**Written problem:**
Please return exactly the run of lines that begins with the line containing "Write the React, TypeScript" and ends with the line containing "const yTicks = [0, 20, 40, 60, 80, 100];", pictures excluded.

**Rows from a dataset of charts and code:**
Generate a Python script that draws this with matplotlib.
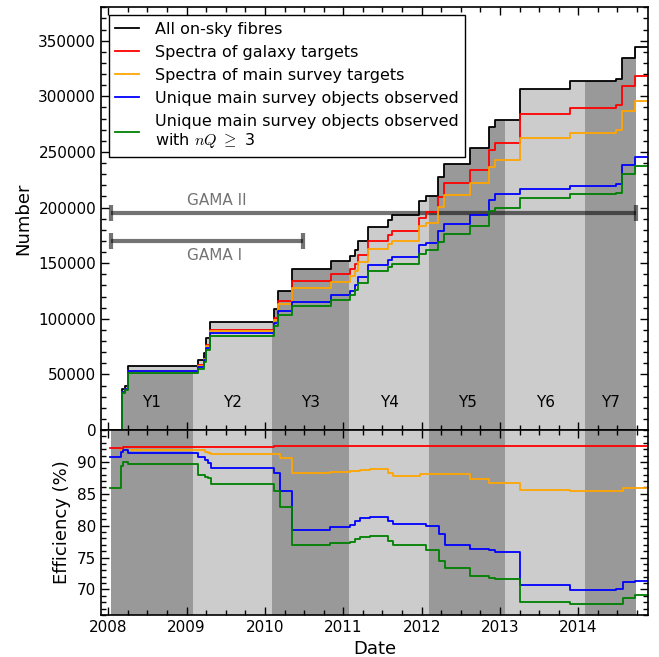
import numpy as np
import matplotlib
matplotlib.use('Agg')
import matplotlib.pyplot as plt
from matplotlib.ticker import MultipleLocator

plt.rcParams['mathtext.fontset'] = 'cm'

# cumulative counts (top panel), dates in decimal years
dates = [2008.02, 2008.17, 2008.213, 2008.256, 2009.149, 2009.222, 2009.248, 2009.30,
         2010.11, 2010.17, 2010.342, 2010.844, 2011.08, 2011.15, 2011.185, 2011.32,
         2011.576, 2011.627, 2011.96, 2012.06, 2012.215, 2012.29, 2012.62, 2012.866,
         2012.94, 2013.258, 2013.888, 2014.48, 2014.557, 2014.727, 2014.886]
all_fibres = [0, 37000, 40000, 57600, 62800, 69400, 82300, 97500,
              109200, 125300, 145100, 152000, 156200, 161600, 169500, 182500,
              189100, 193500, 206000, 210100, 227400, 239400, 253800, 272300,
              278900, 306700, 313300, 315700, 334200, 344100, 344100]
galaxy = [0, 34100, 36900, 53300, 58000, 64100, 76000, 90000,
          101000, 115900, 134300, 140300, 144500, 149500, 157000, 169500,
          175000, 178900, 191000, 196000, 209400, 222000, 234000, 251400,
          257900, 284000, 289400, 291800, 308800, 318100, 318100]
main_survey = [0, 34000, 36800, 53000, 57700, 63500, 75200, 88900,
               99300, 113500, 128000, 133500, 138000, 143000, 151000, 162500,
               167000, 169700, 183000, 186000, 200500, 211600, 222000, 236400,
               242400, 262700, 266900, 269300, 286600, 295600, 295600]
unique = [0, 33800, 36600, 52600, 57000, 62700, 74000, 86800,
          96400, 107000, 115100, 121200, 125000, 130600, 137300, 148700,
          152800, 155200, 166000, 168500, 178900, 184900, 193000, 206500,
          212500, 216800, 219000, 220800, 237900, 245300, 245300]
unique_nq3 = [0, 33100, 35800, 51600, 55200, 60900, 71900, 84300,
              93300, 103800, 111700, 116900, 121100, 125900, 132000, 142700,
              146900, 148900, 158000, 162200, 169000, 176000, 183500, 197000,
              200000, 208900, 212500, 213500, 229800, 237300, 237300]

# efficiencies (bottom panel)
eff_dates = [2008.022, 2008.158, 2008.19, 2008.256, 2009.149, 2009.235, 2009.277, 2009.308,
             2010.116, 2010.193, 2010.342, 2010.83, 2011.086, 2011.15, 2011.214, 2011.342,
             2011.576, 2011.64, 2011.98, 2012.057, 2012.227, 2012.3, 2012.62, 2012.862,
             2012.939, 2013.25, 2013.89, 2014.48, 2014.57, 2014.727, 2014.886]
eff_galaxy = [92.25, 91.9, 92.3, 92.3, 92.4, 92.4, 92.4, 92.4,
              92.5, 92.5, 92.5, 92.55, 92.55, 92.55, 92.55, 92.55,
              92.55, 92.55, 92.55, 92.55, 92.55, 92.55, 92.55, 92.55,
              92.55, 92.55, 92.55, 92.55, 92.55, 92.55, 92.55]
eff_main = [np.nan, 91.87, 91.87, 91.87, 91.87, 91.6, 91.4, 91.24,
            91.24, 90.56, 88.21, 88.4, 88.5, 88.6, 88.8, 88.92,
            88.26, 87.79, 88.1, 88.1, 88.05, 88.05, 87.27, 86.7,
            86.62, 85.6, 85.44, 85.5, 85.91, 85.91, 85.91]
eff_unique = [90.82, 91.6, 91.86, 91.34, 90.82, 90.3, 89.9, 89.0,
              88.31, 85.44, 79.33, 79.85, 80.1, 80.79, 81.2, 81.41,
              80.79, 80.22, 80.22, 79.95, 78.7, 76.97, 76.4, 76.2,
              75.93, 70.71, 69.92, 70.0, 71.23, 71.3, 71.3]
eff_nq3 = [85.91, 89.4, 89.95, 89.7, 87.95, 87.69, 87.4, 86.49,
           85.44, 82.88, 76.97, 77.24, 77.5, 77.9, 78.2, 78.39,
           77.67, 76.97, 76.97, 76.19, 74.51, 73.32, 72.16, 71.8,
           71.6, 68.09, 67.73, 67.8, 68.72, 69.09, 69.09]

year_edges = [2008.03, 2009.08, 2010.09, 2011.07, 2012.10, 2013.07, 2014.09, 2014.73]
year_labels = ['Y1', 'Y2', 'Y3', 'Y4', 'Y5', 'Y6', 'Y7']
gama1 = [2008.03, 2010.49]
gama2 = [2008.03, 2014.74]

labels = ['All on-sky fibres', 'Spectra of galaxy targets', 'Spectra of main survey targets',
          'Unique main survey objects observed',
          'Unique main survey objects observed\nwith $nQ\\ \\geq$ 3']
colors = ['k', 'r', '#ffa500', 'b', 'g']

dark = '#999999'
light = '#cccccc'
ytop = 380000

fig = plt.figure(figsize=(6.59, 6.57), dpi=100)
ax1 = fig.add_axes([0.1533, 0.3455, 0.8296, 0.6434])
ax2 = fig.add_axes([0.1533, 0.0639, 0.8296, 0.2816], sharex=ax1)

for i in range(len(year_labels)):
    c = dark if i % 2 == 0 else light
    ax1.axvspan(year_edges[i], year_edges[i+1], color=c, lw=0, zorder=0)
    ax2.axvspan(year_edges[i], year_edges[i+1], color=c, lw=0, zorder=0)
    ax1.text((year_edges[i] + year_edges[i+1]) / 2, 25000, year_labels[i],
             ha='center', va='center', fontsize=11, zorder=5)

d = np.array(dates)
# white above the total curve, light strip in Y1 above the nQ>=3 curve
ax1.fill_between(d, all_fibres, ytop, step='post', color='white', lw=0, zorder=1)
ax1.fill_between(d[:8], unique_nq3[:8], all_fibres[:8], step='post', color=light, lw=0, zorder=1)

series = [all_fibres, galaxy, main_survey, unique, unique_nq3]
for s, lab, c in zip(series, labels, colors):
    ax1.plot(dates, s, drawstyle='steps-post', color=c, lw=1.3, label=lab, zorder=3)

effs = [eff_galaxy, eff_main, eff_unique, eff_nq3]
for s, c in zip(effs, colors[1:]):
    ax2.plot(eff_dates, s, drawstyle='steps-post', color=c, lw=1.3, zorder=3)

for rng, y, name, ty, va in [(gama2, 195000, 'GAMA II', 200000, 'bottom'),
                             (gama1, 170000, 'GAMA I', 164000, 'top')]:
    ax1.errorbar([(rng[0] + rng[1]) / 2], [y], xerr=[(rng[1] - rng[0]) / 2], fmt='none',
                 ecolor='k', alpha=0.55, elinewidth=3, capsize=6, capthick=3, zorder=2.5)
    ax1.text(2009.0, ty, name, ha='left', va=va, color='k', alpha=0.55, fontsize=11, zorder=5)

leg = ax1.legend(loc='upper left', fontsize=11.5, fancybox=False, edgecolor='k',
                 framealpha=1, borderaxespad=0.5, handlelength=1.5, handletextpad=1.0,
                 labelspacing=0.5)
leg.get_frame().set_linewidth(1.0)
leg.set_zorder(6)

ax1.set_xlim(2007.907, 2014.886)
ax1.set_ylim(0, ytop)
ax2.set_ylim(66, 95)

ax1.yaxis.set_major_locator(MultipleLocator(50000))
ax1.yaxis.set_minor_locator(MultipleLocator(10000))
ax2.set_yticks([70, 75, 80, 85, 90])
ax2.yaxis.set_minor_locator(MultipleLocator(1))
ax2.set_xticks(range(2008, 2015))
ax2.set_xticklabels([str(y) for y in range(2008, 2015)])
ax2.xaxis.set_minor_locator(MultipleLocator(0.25))
plt.setp(ax1.get_xticklabels(), visible=False)

for ax in [ax1, ax2]:
    ax.tick_params(which='both', direction='in', top=True, right=True, labelsize=11, width=1)
    ax.tick_params(which='major', length=6)
    ax.tick_params(which='minor', length=3.5)
    for sp in ax.spines.values():
        sp.set_linewidth(1.2)
        sp.set_zorder(7)

ax1.set_ylabel('Number', fontsize=13)
ax2.set_ylabel('Efficiency (%)', fontsize=13)
ax2.set_xlabel('Date', fontsize=13)

fig.savefig('out.png', dpi=100)
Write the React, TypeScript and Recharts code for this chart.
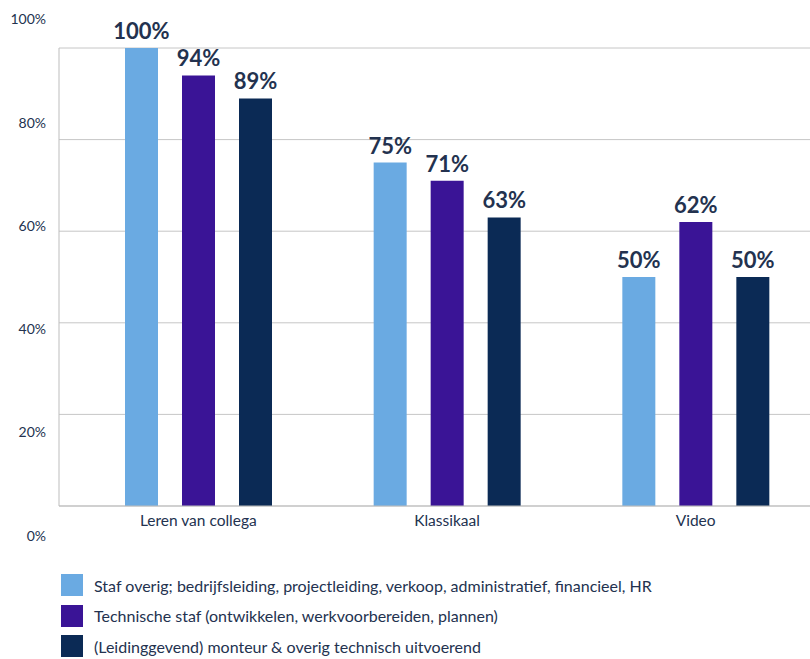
import { BarChart, Bar, XAxis, YAxis, CartesianGrid, Legend, LabelList } from 'recharts';

const categories = ['Leren van collega', 'Klassikaal', 'Video'];
const stafOverig = [100, 75, 50];
const technischeStaf = [94, 71, 62];
const monteur = [89, 63, 50];
const yTicks = [0, 20, 40, 60, 80, 100];

const seriesNames = [
  'Staf overig; bedrijfsleiding, projectleiding, verkoop, administratief, financieel, HR',
  'Technische staf (ontwikkelen, werkvoorbereiden, plannen)',
  '(Leidinggevend) monteur & overig technisch uitvoerend',
];
const colors = ['#6aaae2', '#3a1496', '#0b2a55'];

const data = categories.map((name, i) => ({
  name,
  staf: stafOverig[i],
  tech: technischeStaf[i],
  monteur: monteur[i],
}));

const FONT = 'Lato, "Open Sans", sans-serif';
const TEXT = '#23324f';

// labels in the original sit on a slightly stretched scale relative to the gridlines
const YTick = ({ x, y, payload }: any) => {
  const mid = 277;
  const ly = mid + (y - mid) * 1.128;
  return (
    <text x={x - 5} y={ly} textAnchor="end" dominantBaseline="central" fontSize={14} fill={TEXT} fontFamily={FONT}>
      {payload.value}%
    </text>
  );
};

const LegendBox = () => (
  <div style={{ height: 90, fontFamily: FONT, fontSize: 16, color: TEXT, whiteSpace: 'nowrap' }}>
    {seriesNames.map((s, i) => (
      <div key={s} style={{ display: 'flex', alignItems: 'center', height: 30.5 }}>
        <span style={{ display: 'inline-block', width: 22, height: 22, background: colors[i], marginRight: 11 }} />
        <span>{s}</span>
      </div>
    ))}
  </div>
);

const pct = (v: any) => `${v}%`;

export default function App() {
  return (
    <div style={{ position: 'absolute', top: 0, left: 0, width: 810, height: 659, overflow: 'hidden', background: '#fff' }}>
      <BarChart
        width={820}
        height={659}
        data={data}
        margin={{ top: 48, right: 0, bottom: 29, left: 0 }}
        barSize={33}
        barGap={24}
      >
        <CartesianGrid vertical={false} stroke="#c6c6c6" />
        <XAxis
          dataKey="name"
          height={34}
          padding={{ left: 15, right: 0 }}
          axisLine={{ stroke: '#bdbdbd' }}
          tickLine={false}
          tick={{ fontSize: 15.5, fill: TEXT, fontFamily: FONT }}
          tickMargin={3}
        />
        <YAxis
          width={59}
          domain={[0, 100]}
          ticks={yTicks}
          axisLine={{ stroke: '#bdbdbd' }}
          tickLine={false}
          tick={<YTick />}
        />
        <Legend
          verticalAlign="bottom"
          content={<LegendBox />}
          wrapperStyle={{ top: 570, left: 61, bottom: 'auto', width: 'auto' }}
        />
        <Bar dataKey="staf" name={seriesNames[0]} fill={colors[0]} isAnimationActive={false}>
          <LabelList dataKey="staf" position="top" offset={9} formatter={pct} fontSize={22} fontWeight={700} fill={TEXT} fontFamily={FONT} />
        </Bar>
        <Bar dataKey="tech" name={seriesNames[1]} fill={colors[1]} isAnimationActive={false}>
          <LabelList dataKey="tech" position="top" offset={9} formatter={pct} fontSize={22} fontWeight={700} fill={TEXT} fontFamily={FONT} />
        </Bar>
        <Bar dataKey="monteur" name={seriesNames[2]} fill={colors[2]} isAnimationActive={false}>
          <LabelList dataKey="monteur" position="top" offset={9} formatter={pct} fontSize={22} fontWeight={700} fill={TEXT} fontFamily={FONT} />
        </Bar>
      </BarChart>
    </div>
  );
}
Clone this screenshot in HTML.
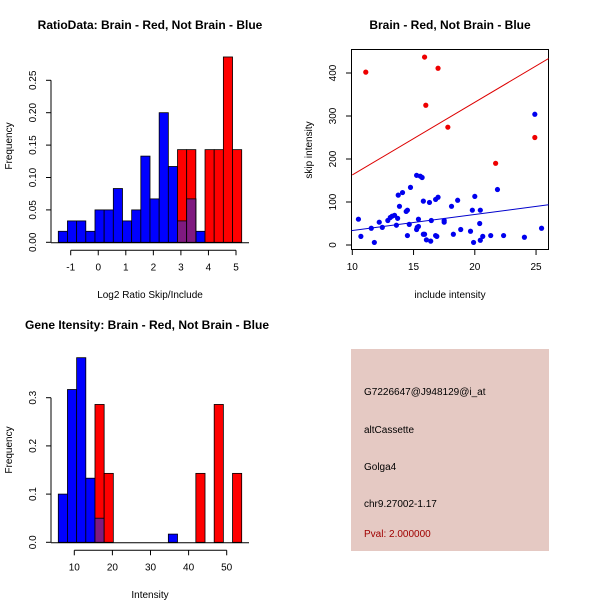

**Full solution:**
Write the React, TypeScript and Recharts code for this chart.
import { BarChart, Bar, XAxis, YAxis, CartesianGrid, Legend, LabelList } from 'recharts';

const categories = ['Leren van collega', 'Klassikaal', 'Video'];
const stafOverig = [100, 75, 50];
const technischeStaf = [94, 71, 62];
const monteur = [89, 63, 50];
const yTicks = [0, 20, 40, 60, 80, 100];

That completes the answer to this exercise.